WHAT TO DO: Your task is to transcribe all of the data below exactly, omitting the images.

====

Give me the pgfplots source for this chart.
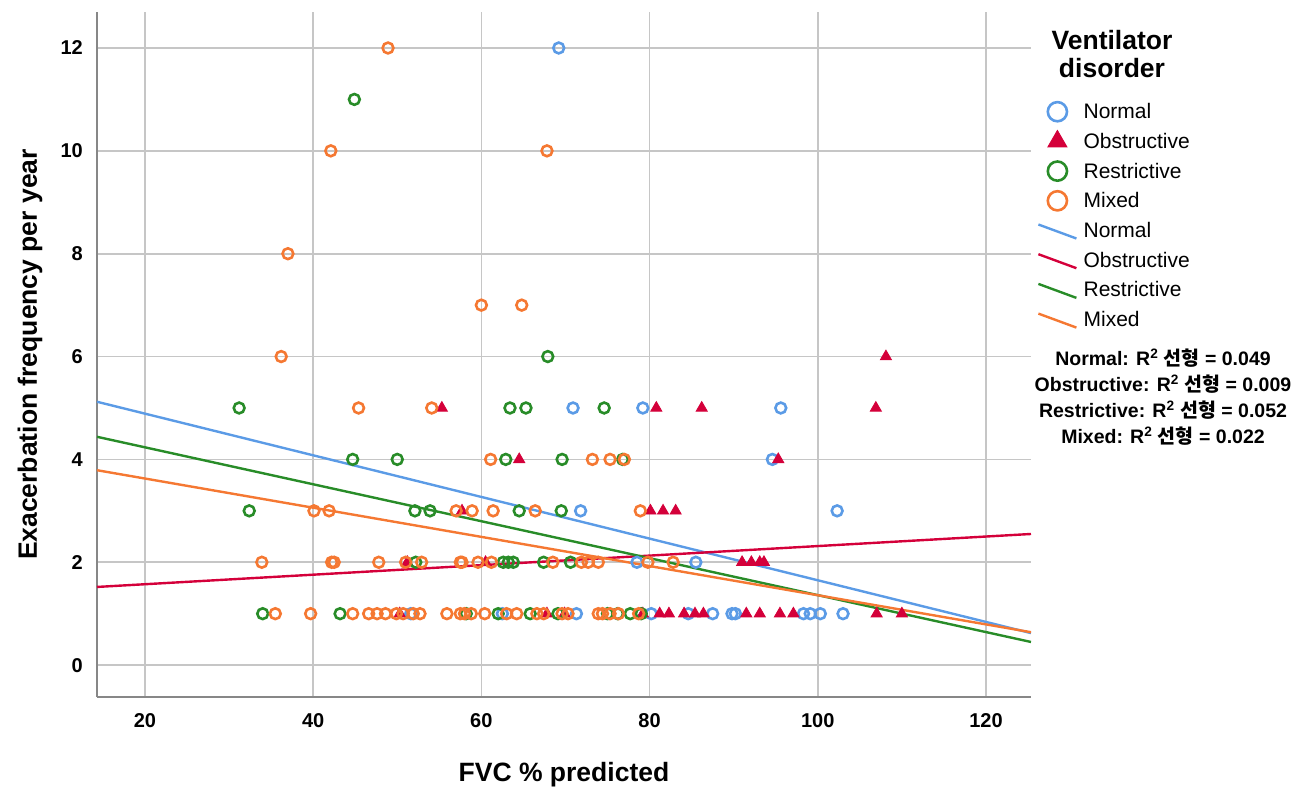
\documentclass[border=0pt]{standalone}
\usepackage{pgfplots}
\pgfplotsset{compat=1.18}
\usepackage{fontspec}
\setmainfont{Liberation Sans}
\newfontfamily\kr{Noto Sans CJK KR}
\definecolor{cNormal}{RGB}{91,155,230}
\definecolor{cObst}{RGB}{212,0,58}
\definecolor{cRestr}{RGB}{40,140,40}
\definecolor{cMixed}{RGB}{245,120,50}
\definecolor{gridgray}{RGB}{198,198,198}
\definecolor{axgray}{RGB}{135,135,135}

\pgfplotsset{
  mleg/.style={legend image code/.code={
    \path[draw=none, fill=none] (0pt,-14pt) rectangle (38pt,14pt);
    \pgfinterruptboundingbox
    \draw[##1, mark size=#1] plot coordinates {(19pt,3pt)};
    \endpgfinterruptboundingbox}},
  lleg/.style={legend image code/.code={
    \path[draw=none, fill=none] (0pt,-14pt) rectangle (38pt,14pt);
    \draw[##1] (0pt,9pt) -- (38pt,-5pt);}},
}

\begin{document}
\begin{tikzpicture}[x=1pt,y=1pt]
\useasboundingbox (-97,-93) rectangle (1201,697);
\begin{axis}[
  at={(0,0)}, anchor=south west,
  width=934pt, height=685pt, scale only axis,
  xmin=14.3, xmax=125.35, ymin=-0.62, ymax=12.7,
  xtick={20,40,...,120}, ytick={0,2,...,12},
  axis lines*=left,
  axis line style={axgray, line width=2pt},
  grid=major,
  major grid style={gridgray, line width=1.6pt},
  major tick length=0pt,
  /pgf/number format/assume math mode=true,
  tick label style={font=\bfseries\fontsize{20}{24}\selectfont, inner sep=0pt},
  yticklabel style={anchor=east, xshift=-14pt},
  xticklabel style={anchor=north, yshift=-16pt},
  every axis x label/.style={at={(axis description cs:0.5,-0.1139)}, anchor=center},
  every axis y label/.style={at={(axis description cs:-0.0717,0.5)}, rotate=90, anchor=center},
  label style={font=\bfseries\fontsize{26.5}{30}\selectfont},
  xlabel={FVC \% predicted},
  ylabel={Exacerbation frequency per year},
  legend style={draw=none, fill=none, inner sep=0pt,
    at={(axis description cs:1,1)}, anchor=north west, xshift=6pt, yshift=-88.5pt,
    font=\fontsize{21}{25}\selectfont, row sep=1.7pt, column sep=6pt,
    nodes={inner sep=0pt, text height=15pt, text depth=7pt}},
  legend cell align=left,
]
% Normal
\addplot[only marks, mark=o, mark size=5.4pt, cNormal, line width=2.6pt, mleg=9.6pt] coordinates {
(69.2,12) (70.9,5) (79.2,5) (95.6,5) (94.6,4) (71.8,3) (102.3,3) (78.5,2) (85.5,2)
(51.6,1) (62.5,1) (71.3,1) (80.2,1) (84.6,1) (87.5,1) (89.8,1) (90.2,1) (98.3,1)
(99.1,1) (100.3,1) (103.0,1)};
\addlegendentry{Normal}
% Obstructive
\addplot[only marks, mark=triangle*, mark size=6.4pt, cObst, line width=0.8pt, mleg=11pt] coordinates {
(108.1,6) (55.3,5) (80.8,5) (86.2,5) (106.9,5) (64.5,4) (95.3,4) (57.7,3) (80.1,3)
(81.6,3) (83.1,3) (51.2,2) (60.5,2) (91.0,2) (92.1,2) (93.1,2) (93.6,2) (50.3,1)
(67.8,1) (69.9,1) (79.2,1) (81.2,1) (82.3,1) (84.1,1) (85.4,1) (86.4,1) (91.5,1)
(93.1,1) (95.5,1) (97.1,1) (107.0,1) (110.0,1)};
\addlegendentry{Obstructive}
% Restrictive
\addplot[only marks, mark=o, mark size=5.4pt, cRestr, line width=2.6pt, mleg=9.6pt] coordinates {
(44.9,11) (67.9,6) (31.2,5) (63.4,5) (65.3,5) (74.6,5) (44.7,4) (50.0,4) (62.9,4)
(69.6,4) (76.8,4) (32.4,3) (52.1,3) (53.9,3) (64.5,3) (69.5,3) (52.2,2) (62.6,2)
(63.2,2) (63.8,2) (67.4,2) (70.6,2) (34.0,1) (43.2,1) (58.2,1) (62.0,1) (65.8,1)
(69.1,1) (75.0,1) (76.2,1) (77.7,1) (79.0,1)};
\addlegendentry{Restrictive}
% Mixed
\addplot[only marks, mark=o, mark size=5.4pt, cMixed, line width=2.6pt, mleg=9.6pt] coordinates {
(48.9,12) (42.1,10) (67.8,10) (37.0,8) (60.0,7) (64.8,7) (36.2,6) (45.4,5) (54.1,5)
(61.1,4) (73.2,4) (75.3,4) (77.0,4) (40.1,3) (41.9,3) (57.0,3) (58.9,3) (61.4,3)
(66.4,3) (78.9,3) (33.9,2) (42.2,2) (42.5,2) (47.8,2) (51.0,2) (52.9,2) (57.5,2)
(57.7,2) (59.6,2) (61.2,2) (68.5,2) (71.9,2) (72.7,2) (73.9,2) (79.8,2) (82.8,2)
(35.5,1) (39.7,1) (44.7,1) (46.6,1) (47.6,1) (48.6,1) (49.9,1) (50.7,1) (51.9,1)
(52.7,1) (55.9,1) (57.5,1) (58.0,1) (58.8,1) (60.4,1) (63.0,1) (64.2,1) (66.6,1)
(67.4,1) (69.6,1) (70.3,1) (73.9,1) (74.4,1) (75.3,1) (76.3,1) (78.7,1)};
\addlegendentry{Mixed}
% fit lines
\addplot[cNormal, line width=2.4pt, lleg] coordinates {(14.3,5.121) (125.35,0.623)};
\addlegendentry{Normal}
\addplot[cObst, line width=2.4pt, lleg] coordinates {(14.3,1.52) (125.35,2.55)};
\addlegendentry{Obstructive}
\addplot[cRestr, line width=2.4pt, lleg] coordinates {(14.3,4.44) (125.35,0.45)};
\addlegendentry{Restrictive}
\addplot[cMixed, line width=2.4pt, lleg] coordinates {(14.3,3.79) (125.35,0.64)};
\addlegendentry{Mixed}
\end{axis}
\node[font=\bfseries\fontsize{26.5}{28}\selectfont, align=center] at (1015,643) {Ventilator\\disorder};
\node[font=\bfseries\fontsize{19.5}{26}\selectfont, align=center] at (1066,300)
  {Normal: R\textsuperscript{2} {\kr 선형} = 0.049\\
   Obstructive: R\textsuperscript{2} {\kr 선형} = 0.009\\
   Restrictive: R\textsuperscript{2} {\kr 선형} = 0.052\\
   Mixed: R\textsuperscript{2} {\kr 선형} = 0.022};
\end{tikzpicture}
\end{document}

====

EXERCISE OUTPUT:
Give me the pgfplots source for this chart.
\documentclass[border=0pt]{standalone}
\usepackage{pgfplots}
\pgfplotsset{compat=1.18}
\usepackage{fontspec}
\setmainfont{Liberation Sans}
\newfontfamily\kr{Noto Sans CJK KR}
\definecolor{cNormal}{RGB}{91,155,230}
\definecolor{cObst}{RGB}{212,0,58}
\definecolor{cRestr}{RGB}{40,140,40}
\definecolor{cMixed}{RGB}{245,120,50}
\definecolor{gridgray}{RGB}{198,198,198}
\definecolor{axgray}{RGB}{135,135,135}

\pgfplotsset{
  mleg/.style={legend image code/.code={
    \path[draw=none, fill=none] (0pt,-14pt) rectangle (38pt,14pt);
    \pgfinterruptboundingbox
    \draw[##1, mark size=#1] plot coordinates {(19pt,3pt)};
    \endpgfinterruptboundingbox}},
  lleg/.style={legend image code/.code={
    \path[draw=none, fill=none] (0pt,-14pt) rectangle (38pt,14pt);
    \draw[##1] (0pt,9pt) -- (38pt,-5pt);}},
}

\begin{document}
\begin{tikzpicture}[x=1pt,y=1pt]
\useasboundingbox (-97,-93) rectangle (1201,697);
\begin{axis}[
  at={(0,0)}, anchor=south west,
  width=934pt, height=685pt, scale only axis,
  xmin=14.3, xmax=125.35, ymin=-0.62, ymax=12.7,
  xtick={20,40,...,120}, ytick={0,2,...,12},
  axis lines*=left,
  axis line style={axgray, line width=2pt},
  grid=major,
  major grid style={gridgray, line width=1.6pt},
  major tick length=0pt,
  /pgf/number format/assume math mode=true,
  tick label style={font=\bfseries\fontsize{20}{24}\selectfont, inner sep=0pt},
  yticklabel style={anchor=east, xshift=-14pt},
  xticklabel style={anchor=north, yshift=-16pt},
  every axis x label/.style={at={(axis description cs:0.5,-0.1139)}, anchor=center},
  every axis y label/.style={at={(axis description cs:-0.0717,0.5)}, rotate=90, anchor=center},
  label style={font=\bfseries\fontsize{26.5}{30}\selectfont},
  xlabel={FVC \% predicted},
  ylabel={Exacerbation frequency per year},
  legend style={draw=none, fill=none, inner sep=0pt,
    at={(axis description cs:1,1)}, anchor=north west, xshift=6pt, yshift=-88.5pt,
    font=\fontsize{21}{25}\selectfont, row sep=1.7pt, column sep=6pt,
    nodes={inner sep=0pt, text height=15pt, text depth=7pt}},
  legend cell align=left,
]
% Normal
\addplot[only marks, mark=o, mark size=5.4pt, cNormal, line width=2.6pt, mleg=9.6pt] coordinates {
(69.2,12) (70.9,5) (79.2,5) (95.6,5) (94.6,4) (71.8,3) (102.3,3) (78.5,2) (85.5,2)
(51.6,1) (62.5,1) (71.3,1) (80.2,1) (84.6,1) (87.5,1) (89.8,1) (90.2,1) (98.3,1)
(99.1,1) (100.3,1) (103.0,1)};
\addlegendentry{Normal}
% Obstructive
\addplot[only marks, mark=triangle*, mark size=6.4pt, cObst, line width=0.8pt, mleg=11pt] coordinates {
(108.1,6) (55.3,5) (80.8,5) (86.2,5) (106.9,5) (64.5,4) (95.3,4) (57.7,3) (80.1,3)
(81.6,3) (83.1,3) (51.2,2) (60.5,2) (91.0,2) (92.1,2) (93.1,2) (93.6,2) (50.3,1)
(67.8,1) (69.9,1) (79.2,1) (81.2,1) (82.3,1) (84.1,1) (85.4,1) (86.4,1) (91.5,1)
(93.1,1) (95.5,1) (97.1,1) (107.0,1) (110.0,1)};
\addlegendentry{Obstructive}
% Restrictive
\addplot[only marks, mark=o, mark size=5.4pt, cRestr, line width=2.6pt, mleg=9.6pt] coordinates {
(44.9,11) (67.9,6) (31.2,5) (63.4,5) (65.3,5) (74.6,5) (44.7,4) (50.0,4) (62.9,4)
(69.6,4) (76.8,4) (32.4,3) (52.1,3) (53.9,3) (64.5,3) (69.5,3) (52.2,2) (62.6,2)
(63.2,2) (63.8,2) (67.4,2) (70.6,2) (34.0,1) (43.2,1) (58.2,1) (62.0,1) (65.8,1)
(69.1,1) (75.0,1) (76.2,1) (77.7,1) (79.0,1)};
\addlegendentry{Restrictive}
% Mixed
\addplot[only marks, mark=o, mark size=5.4pt, cMixed, line width=2.6pt, mleg=9.6pt] coordinates {
(48.9,12) (42.1,10) (67.8,10) (37.0,8) (60.0,7) (64.8,7) (36.2,6) (45.4,5) (54.1,5)
(61.1,4) (73.2,4) (75.3,4) (77.0,4) (40.1,3) (41.9,3) (57.0,3) (58.9,3) (61.4,3)
(66.4,3) (78.9,3) (33.9,2) (42.2,2) (42.5,2) (47.8,2) (51.0,2) (52.9,2) (57.5,2)
(57.7,2) (59.6,2) (61.2,2) (68.5,2) (71.9,2) (72.7,2) (73.9,2) (79.8,2) (82.8,2)
(35.5,1) (39.7,1) (44.7,1) (46.6,1) (47.6,1) (48.6,1) (49.9,1) (50.7,1) (51.9,1)
(52.7,1) (55.9,1) (57.5,1) (58.0,1) (58.8,1) (60.4,1) (63.0,1) (64.2,1) (66.6,1)
(67.4,1) (69.6,1) (70.3,1) (73.9,1) (74.4,1) (75.3,1) (76.3,1) (78.7,1)};
\addlegendentry{Mixed}
% fit lines
\addplot[cNormal, line width=2.4pt, lleg] coordinates {(14.3,5.121) (125.35,0.623)};
\addlegendentry{Normal}
\addplot[cObst, line width=2.4pt, lleg] coordinates {(14.3,1.52) (125.35,2.55)};
\addlegendentry{Obstructive}
\addplot[cRestr, line width=2.4pt, lleg] coordinates {(14.3,4.44) (125.35,0.45)};
\addlegendentry{Restrictive}
\addplot[cMixed, line width=2.4pt, lleg] coordinates {(14.3,3.79) (125.35,0.64)};
\addlegendentry{Mixed}
\end{axis}
\node[font=\bfseries\fontsize{26.5}{28}\selectfont, align=center] at (1015,643) {Ventilator\\disorder};
\node[font=\bfseries\fontsize{19.5}{26}\selectfont, align=center] at (1066,300)
  {Normal: R\textsuperscript{2} {\kr 선형} = 0.049\\
   Obstructive: R\textsuperscript{2} {\kr 선형} = 0.009\\
   Restrictive: R\textsuperscript{2} {\kr 선형} = 0.052\\
   Mixed: R\textsuperscript{2} {\kr 선형} = 0.022};
\end{tikzpicture}
\end{document}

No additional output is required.